Lili Lai
Published on: Jul 13, 2005


"Beyond the Economic Peasant: Embodiment and Healthcare in Rural Henan"

My dissertation research reframes "body" and "health" as anthropological topics through an ethnographic interrogation of attitudes, daily practice (at domestic, community, and county government levels), policy history, and local memory in Henan, China. My working hypothesis is: as the rural medical care system has declined, the meaning of "rural health" has changed, both for the government (which has altered the meaning of "rural") and for people living outside cities (for whom "health" has changed its significance). Taking the question of "rural health" as an entry point, I propose an anthropology of embodiment which turns to the everyday practices of embodied actors to perceive the character of lived life beyond the stereotypes of nongmin (peasants) both in anthropology and in China.
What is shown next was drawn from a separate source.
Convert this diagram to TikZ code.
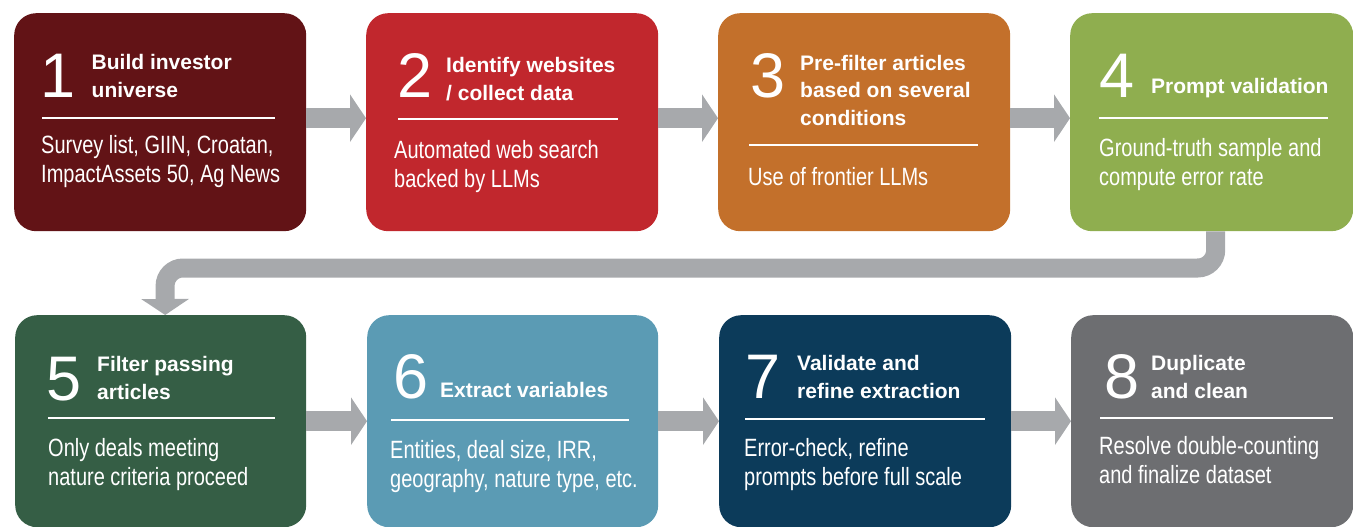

The questions I want to ask are: what are people`s own understandings and practices of health, and what are their embodied experiences of healthful concerns and pursuits (in a broadened sense)? What are the spaces in which health is sought, ranging from the body to the village or township, and even to the space of the nation? Furthermore, what are people's own definitions of the "good life?" My research seeks to bring into visibility the heterogeneity of everyday life in the countryside, indicate some consequences of Chinese and global class discrimination, and engage in an ethnographic critique of the hegemonic elite discourses of "economic man."